The house that Mickey built isn’t being rebuilt from the ground up, but the process has been pretty close to that for a large segment of the company. The recently reorganized Disney (NYSE: DIS) Interactive Media Group (DIMG) has undergone hundreds of job cuts in cost-cutting measures. John Pleasants, co-president of DIMG has stated that an additional 25 percent cuts in operating costs is necessary to achieve profitability. Pleasants will undertake these steps, while James Pitaro, who shares presidency responsibilities with Pleasants, stands at the helm of the online segment of the division.
More than trimming the fat is involved in Disney’s efforts to turn around the struggling group. A few of the steps outlined in the roadmap involve shifting the development focus from console gaming to mobile/social/online gaming, which is experiencing global growth, building games whose lives can be extended with upgrades and content over time, making Club Penguin the anchor for youth-oriented Disney virtual worlds, and building a virtual currency system that extends across all the Disney media platforms.

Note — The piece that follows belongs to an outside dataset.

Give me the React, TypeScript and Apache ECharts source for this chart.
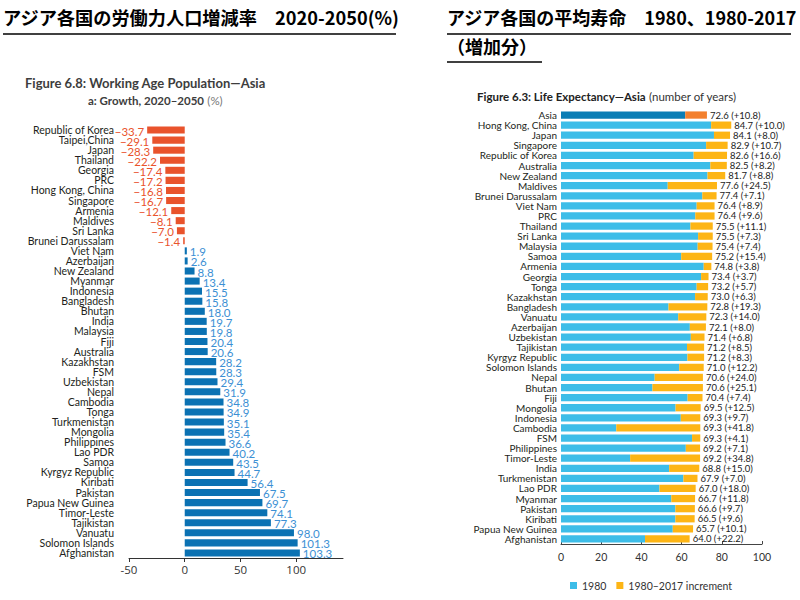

Disney CEO Bob Iger reinforced the focus of the company, which includes technology, creative strength, and international growth.
“We view technology as more an opportunity than a threat,” said Iger, drawing a contrast between Disney and other media conglomerates. “We believe it’s only going to become a threat if we fail to adopt it or try to will it away.”
For the DIMG division itself, the bottom line objective for DIMG is to implement the complete roadmap that was outlined to be able to operate in the black by 2013.